Regional quantitative permeability of blood-brain barrier lesions in rats with chronic renal hypertension.

Autor: Shaver SW; Department of Surgery, Queen's University, Kingston, Ont. Canada., Wall KM, Wainman DS, Gross PM
Jazyk: angličtina
Zdroj: Brain research [Brain Res] 1992 May 01; Vol. 579 (1), pp. 99-106.
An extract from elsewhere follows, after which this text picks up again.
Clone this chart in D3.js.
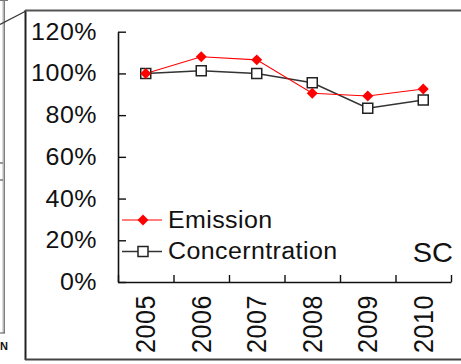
<!DOCTYPE html>
<html>
<head>
<meta charset="utf-8">
<script src="https://cdn.jsdelivr.net/npm/d3@7"></script>
<style>
  html, body { margin: 0; padding: 0; background: #fff; }
  svg { display: block; }
  text { font-family: "Liberation Sans", Arial, sans-serif; fill: #111; }
</style>
</head>
<body>
<svg id="chart" width="461" height="364"></svg>
<script>
// Yearly index values relative to 2005
const years = ["2005", "2006", "2007", "2008", "2009", "2010"];
const emission = [1.00, 1.08, 1.065, 0.905, 0.892, 0.925];
const concentration = [1.00, 1.013, 1.00, 0.955, 0.833, 0.872];
const yTicks = [0, 0.2, 0.4, 0.6, 0.8, 1.0, 1.2];
const seriesNames = ["Emission", "Concerntration"];
const panelLabel = "SC";

const W = 461, H = 364;
const SY = 0.93; // vertical squeeze of the lettering
const plot = { left: 118, right: 451, top: 31.7, bottom: 282 };

const svg = d3.select("#chart");
svg.append("rect").attr("width", W).attr("height", H).attr("fill", "#fff");

// Frame of the neighbouring panel, cut off at the left edge
const deco = svg.append("g").attr("fill", "none");
deco.append("line").attr("x1", 3.5).attr("y1", 0).attr("x2", 3.5).attr("y2", 333)
  .attr("stroke", "#b8b8b8").attr("stroke-width", 2);
deco.append("line").attr("x1", 4.5).attr("y1", 0).attr("x2", 4.5).attr("y2", 333)
  .attr("stroke", "#666").attr("stroke-width", 0.8);
deco.append("line").attr("x1", 0).attr("y1", 333).attr("x2", 5).attr("y2", 333)
  .attr("stroke", "#555").attr("stroke-width", 1);
deco.append("line").attr("x1", 0).attr("y1", 0.5).attr("x2", 8).attr("y2", 0.5)
  .attr("stroke", "#777").attr("stroke-width", 1);
deco.append("line").attr("x1", 0).attr("y1", 24.5).attr("x2", 26).attr("y2", 11)
  .attr("stroke", "#333").attr("stroke-width", 1.2);
[163, 180].forEach(yy => deco.append("line").attr("x1", 0).attr("y1", yy).attr("x2", 3).attr("y2", yy)
  .attr("stroke", "#777").attr("stroke-width", 1.5));
svg.append("text").attr("x", 0).attr("y", 350).text("N")
  .style("font-size", "11px").style("font-weight", "bold").attr("fill", "#222");

// Panel border
const frame = svg.append("g").attr("fill", "none");
frame.append("line").attr("x1", 25.5).attr("y1", 10).attr("x2", 25.5).attr("y2", 360)
  .attr("stroke", "#222").attr("stroke-width", 2);
frame.append("line").attr("x1", 25).attr("y1", 10.5).attr("x2", W).attr("y2", 10.5)
  .attr("stroke", "#555").attr("stroke-width", 2);
frame.append("line").attr("x1", 25).attr("y1", 359.5).attr("x2", W).attr("y2", 359.5)
  .attr("stroke", "#444").attr("stroke-width", 2);

// Scales
const x = d3.scaleBand().domain(years).range([plot.left, plot.right]).padding(0);
const xEdge = d3.scaleLinear().domain([0, years.length]).range([plot.left, plot.right]);
const y = d3.scaleLinear().domain([0, 1.2]).range([plot.bottom, plot.top]);
const cx = d => x(d) + x.bandwidth() / 2;

// Y axis with inward ticks
const yAxis = svg.append("g").attr("transform", `translate(${plot.left},0)`)
  .call(d3.axisLeft(y).tickValues(yTicks).tickFormat(d3.format(".0%"))
    .tickSizeInner(-8).tickSizeOuter(0).tickPadding(21));
yAxis.select(".domain").attr("stroke", "#111").attr("stroke-width", 1.6);
yAxis.selectAll(".tick line").attr("stroke", "#111").attr("stroke-width", 1.4);
yAxis.selectAll(".tick text")
  .attr("transform", `scale(1,${SY})`)
  .style("font-size", "25px").style("letter-spacing", "0.5px").attr("fill", "#2a2a2a");

// X axis: ticks on category boundaries
const xAxis = svg.append("g").attr("transform", `translate(0,${plot.bottom})`)
  .call(d3.axisBottom(xEdge).tickValues(d3.range(0, years.length + 1))
    .tickFormat("").tickSizeInner(-7).tickSizeOuter(0));
xAxis.select(".domain").attr("stroke", "#111").attr("stroke-width", 1.6);
xAxis.selectAll(".tick line").attr("stroke", "#111").attr("stroke-width", 1.4);

// Category labels, rotated
const xLab = svg.append("g").attr("transform", `translate(0,${plot.bottom})`)
  .call(d3.axisBottom(x).tickSize(0).tickPadding(0));
xLab.select(".domain").remove();
xLab.selectAll(".tick text")
  .attr("y", 0).attr("dy", "0.36em")
  .attr("text-anchor", "end")
  .attr("transform", `translate(0,13) scale(1,${SY}) rotate(-90)`)
  .style("font-size", "27px").style("letter-spacing", "0.6px").attr("fill", "#2a2a2a");

// Series
const line = d3.line().x((d, i) => cx(years[i])).y(d => y(d));
const diamond = d3.symbol().type(d3.symbolSquare).size(60);
const square = d3.symbol().type(d3.symbolSquare).size(100);

svg.append("path").datum(concentration).attr("d", line)
  .attr("fill", "none").attr("stroke", "#333").attr("stroke-width", 1.5);
svg.append("path").datum(emission).attr("d", line)
  .attr("fill", "none").attr("stroke", "#ff0000").attr("stroke-width", 1.1);

svg.append("g").selectAll("path").data(concentration).join("path")
  .attr("d", square)
  .attr("transform", (d, i) => `translate(${cx(years[i])},${y(d)})`)
  .attr("fill", "#fff").attr("stroke", "#222").attr("stroke-width", 1.5);
svg.append("g").selectAll("path").data(emission).join("path")
  .attr("d", diamond)
  .attr("transform", (d, i) => `translate(${cx(years[i])},${y(d)}) rotate(45)`)
  .attr("fill", "#ff0000");

// Legend
const legend = svg.append("g");
const legendRows = [
  { name: seriesNames[0], y: 220, color: "#ff0000", sym: "diamond" },
  { name: seriesNames[1], y: 251.5, color: "#333", sym: "square" }
];
legendRows.forEach(r => {
  const g = legend.append("g").attr("transform", `translate(0,${r.y})`);
  g.append("line").attr("x1", 122).attr("x2", 162).attr("y1", 0).attr("y2", 0)
    .attr("stroke", r.color).attr("stroke-width", r.sym === "diamond" ? 1.2 : 1.5);
  if (r.sym === "diamond") {
    g.append("path").attr("d", diamond).attr("transform", "translate(143,0) rotate(45)")
      .attr("fill", "#ff0000");
  } else {
    g.append("path").attr("d", square).attr("transform", "translate(143,0)")
      .attr("fill", "#fff").attr("stroke", "#222").attr("stroke-width", 1.5);
  }
  g.append("text").attr("transform", `translate(168,0) scale(1,${SY})`)
    .attr("dy", "0.33em").text(r.name)
    .style("font-size", "25px").style("letter-spacing", "0.4px").attr("fill", "#2a2a2a");
});

// Panel label
svg.append("text").attr("transform", `translate(453,261.5) scale(1,${SY * 1.03})`)
  .attr("text-anchor", "end").text(panelLabel)
  .style("font-size", "29px").attr("fill", "#111");
</script>
</body>
</html>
DOI: 10.1016/0006-8993(92)90747-w
Abstrakt: Blood-brain transfer constants for a small, neutral amino acid tracer, [14C]alpha-aminoisobutyric acid (AIB), were measured by quantitative autoradiography and image analysis in 15 individual brain structures of 2-kidney, 1-clip renal hypertensive rats (RHR) and age-matched normotensive controls (NR). Mean arterial pressures (MAP) for 4 month-old RHR and NR were 182 +/- 19 and 121 +/- 3 mmHg, respectively. Most brain structures in RHR had very low [14C]AIB transfer constants similar to those in NR (1-3 microliters.g-1.min-1), indicative of normal blood-brain barrier (BBB) function. Focal lesions, however, having transfer constants 2-7x normal and measuring less than 1.7 mm2 in area, appeared in RHR primarily in the cerebellar vermian and cerebral cortices. Chronic unilateral cervical sympathectomy did not influence the incidence or magnitude of BBB lesions in the denervated hemisphere of RHR. Acute arterial hypertension produced by systemic infusion of phenylephrine (elevation of MAP in RHR by 43%) increased the incidence and magnitude of lesions by 48% and 2-12x, respectively, although many brain regions in acutely hypertensive RHR retained normal permeability to [14C]AIB. The results demonstrate normal BBB permeability for much of the brain in chronic renal hypertension, with focal lesions having 7x or less the normal rate of blood-brain transfer for a small physiological probe.